- EXERCISE GOAL -
In your copy, include every line of the listing below exactly but none of the pictures.

- PROVIDED MATERIAL -
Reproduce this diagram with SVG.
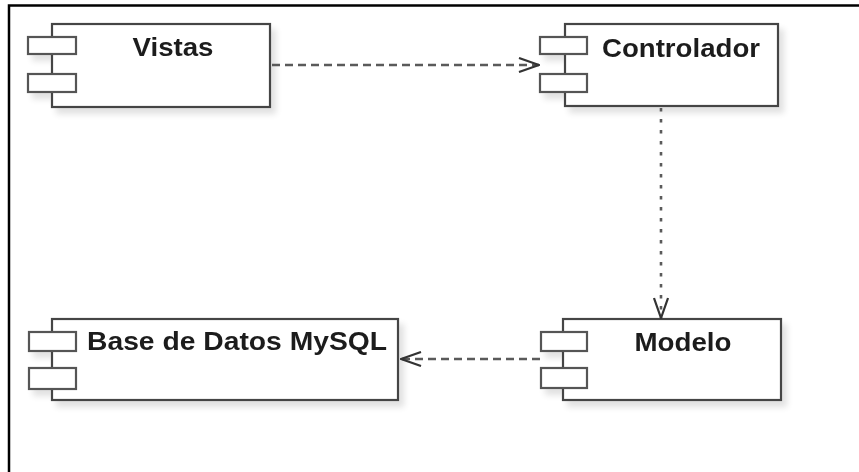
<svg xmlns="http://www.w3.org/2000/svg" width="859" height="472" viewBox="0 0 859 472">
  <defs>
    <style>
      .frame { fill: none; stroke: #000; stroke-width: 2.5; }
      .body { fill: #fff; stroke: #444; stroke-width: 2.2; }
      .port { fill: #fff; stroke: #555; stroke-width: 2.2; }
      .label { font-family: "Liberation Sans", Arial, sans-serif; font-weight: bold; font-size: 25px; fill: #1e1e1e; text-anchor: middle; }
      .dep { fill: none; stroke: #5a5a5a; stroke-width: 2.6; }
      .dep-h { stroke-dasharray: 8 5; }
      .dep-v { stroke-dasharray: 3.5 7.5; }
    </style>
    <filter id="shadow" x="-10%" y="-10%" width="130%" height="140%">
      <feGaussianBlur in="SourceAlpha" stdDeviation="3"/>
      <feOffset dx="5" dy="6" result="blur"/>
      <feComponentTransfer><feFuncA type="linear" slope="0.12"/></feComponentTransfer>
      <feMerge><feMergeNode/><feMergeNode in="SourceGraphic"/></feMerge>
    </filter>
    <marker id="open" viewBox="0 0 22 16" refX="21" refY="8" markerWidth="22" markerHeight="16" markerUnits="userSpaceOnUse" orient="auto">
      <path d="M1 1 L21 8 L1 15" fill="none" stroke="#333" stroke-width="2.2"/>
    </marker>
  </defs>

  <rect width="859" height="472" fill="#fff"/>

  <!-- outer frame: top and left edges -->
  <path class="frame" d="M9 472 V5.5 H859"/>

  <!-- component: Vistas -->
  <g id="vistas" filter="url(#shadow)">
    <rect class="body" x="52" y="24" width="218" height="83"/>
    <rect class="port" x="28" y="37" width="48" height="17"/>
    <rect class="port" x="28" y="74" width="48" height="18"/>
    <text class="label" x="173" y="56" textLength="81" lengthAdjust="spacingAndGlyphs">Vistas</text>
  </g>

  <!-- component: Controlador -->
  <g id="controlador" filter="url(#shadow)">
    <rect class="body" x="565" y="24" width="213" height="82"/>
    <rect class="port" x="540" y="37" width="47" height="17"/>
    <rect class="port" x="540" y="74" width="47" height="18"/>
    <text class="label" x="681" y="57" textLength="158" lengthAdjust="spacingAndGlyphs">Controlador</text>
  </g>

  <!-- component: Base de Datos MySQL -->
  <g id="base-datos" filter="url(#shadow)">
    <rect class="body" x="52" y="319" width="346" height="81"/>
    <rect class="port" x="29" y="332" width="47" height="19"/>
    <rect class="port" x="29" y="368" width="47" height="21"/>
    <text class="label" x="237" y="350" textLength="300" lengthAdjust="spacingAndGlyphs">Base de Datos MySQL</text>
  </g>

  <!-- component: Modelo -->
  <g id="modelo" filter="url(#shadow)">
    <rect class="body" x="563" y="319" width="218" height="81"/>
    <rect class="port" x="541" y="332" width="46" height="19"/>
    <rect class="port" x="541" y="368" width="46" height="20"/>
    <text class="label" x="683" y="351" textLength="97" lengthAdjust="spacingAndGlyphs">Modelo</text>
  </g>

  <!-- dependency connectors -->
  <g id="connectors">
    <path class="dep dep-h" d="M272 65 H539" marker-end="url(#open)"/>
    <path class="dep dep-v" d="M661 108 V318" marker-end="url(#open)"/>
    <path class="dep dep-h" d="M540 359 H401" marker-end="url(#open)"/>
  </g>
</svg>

- SOLUTION FOR THIS PROBLEM -
Reproduce this diagram with SVG.
<svg xmlns="http://www.w3.org/2000/svg" width="859" height="472" viewBox="0 0 859 472">
  <defs>
    <style>
      .frame { fill: none; stroke: #000; stroke-width: 2.5; }
      .body { fill: #fff; stroke: #444; stroke-width: 2.2; }
      .port { fill: #fff; stroke: #555; stroke-width: 2.2; }
      .label { font-family: "Liberation Sans", Arial, sans-serif; font-weight: bold; font-size: 25px; fill: #1e1e1e; text-anchor: middle; }
      .dep { fill: none; stroke: #5a5a5a; stroke-width: 2.6; }
      .dep-h { stroke-dasharray: 8 5; }
      .dep-v { stroke-dasharray: 3.5 7.5; }
    </style>
    <filter id="shadow" x="-10%" y="-10%" width="130%" height="140%">
      <feGaussianBlur in="SourceAlpha" stdDeviation="3"/>
      <feOffset dx="5" dy="6" result="blur"/>
      <feComponentTransfer><feFuncA type="linear" slope="0.12"/></feComponentTransfer>
      <feMerge><feMergeNode/><feMergeNode in="SourceGraphic"/></feMerge>
    </filter>
    <marker id="open" viewBox="0 0 22 16" refX="21" refY="8" markerWidth="22" markerHeight="16" markerUnits="userSpaceOnUse" orient="auto">
      <path d="M1 1 L21 8 L1 15" fill="none" stroke="#333" stroke-width="2.2"/>
    </marker>
  </defs>

  <rect width="859" height="472" fill="#fff"/>

  <!-- outer frame: top and left edges -->
  <path class="frame" d="M9 472 V5.5 H859"/>

  <!-- component: Vistas -->
  <g id="vistas" filter="url(#shadow)">
    <rect class="body" x="52" y="24" width="218" height="83"/>
    <rect class="port" x="28" y="37" width="48" height="17"/>
    <rect class="port" x="28" y="74" width="48" height="18"/>
    <text class="label" x="173" y="56" textLength="81" lengthAdjust="spacingAndGlyphs">Vistas</text>
  </g>

  <!-- component: Controlador -->
  <g id="controlador" filter="url(#shadow)">
    <rect class="body" x="565" y="24" width="213" height="82"/>
    <rect class="port" x="540" y="37" width="47" height="17"/>
    <rect class="port" x="540" y="74" width="47" height="18"/>
    <text class="label" x="681" y="57" textLength="158" lengthAdjust="spacingAndGlyphs">Controlador</text>
  </g>

  <!-- component: Base de Datos MySQL -->
  <g id="base-datos" filter="url(#shadow)">
    <rect class="body" x="52" y="319" width="346" height="81"/>
    <rect class="port" x="29" y="332" width="47" height="19"/>
    <rect class="port" x="29" y="368" width="47" height="21"/>
    <text class="label" x="237" y="350" textLength="300" lengthAdjust="spacingAndGlyphs">Base de Datos MySQL</text>
  </g>

  <!-- component: Modelo -->
  <g id="modelo" filter="url(#shadow)">
    <rect class="body" x="563" y="319" width="218" height="81"/>
    <rect class="port" x="541" y="332" width="46" height="19"/>
    <rect class="port" x="541" y="368" width="46" height="20"/>
    <text class="label" x="683" y="351" textLength="97" lengthAdjust="spacingAndGlyphs">Modelo</text>
  </g>

  <!-- dependency connectors -->
  <g id="connectors">
    <path class="dep dep-h" d="M272 65 H539" marker-end="url(#open)"/>
    <path class="dep dep-v" d="M661 108 V318" marker-end="url(#open)"/>
    <path class="dep dep-h" d="M540 359 H401" marker-end="url(#open)"/>
  </g>
</svg>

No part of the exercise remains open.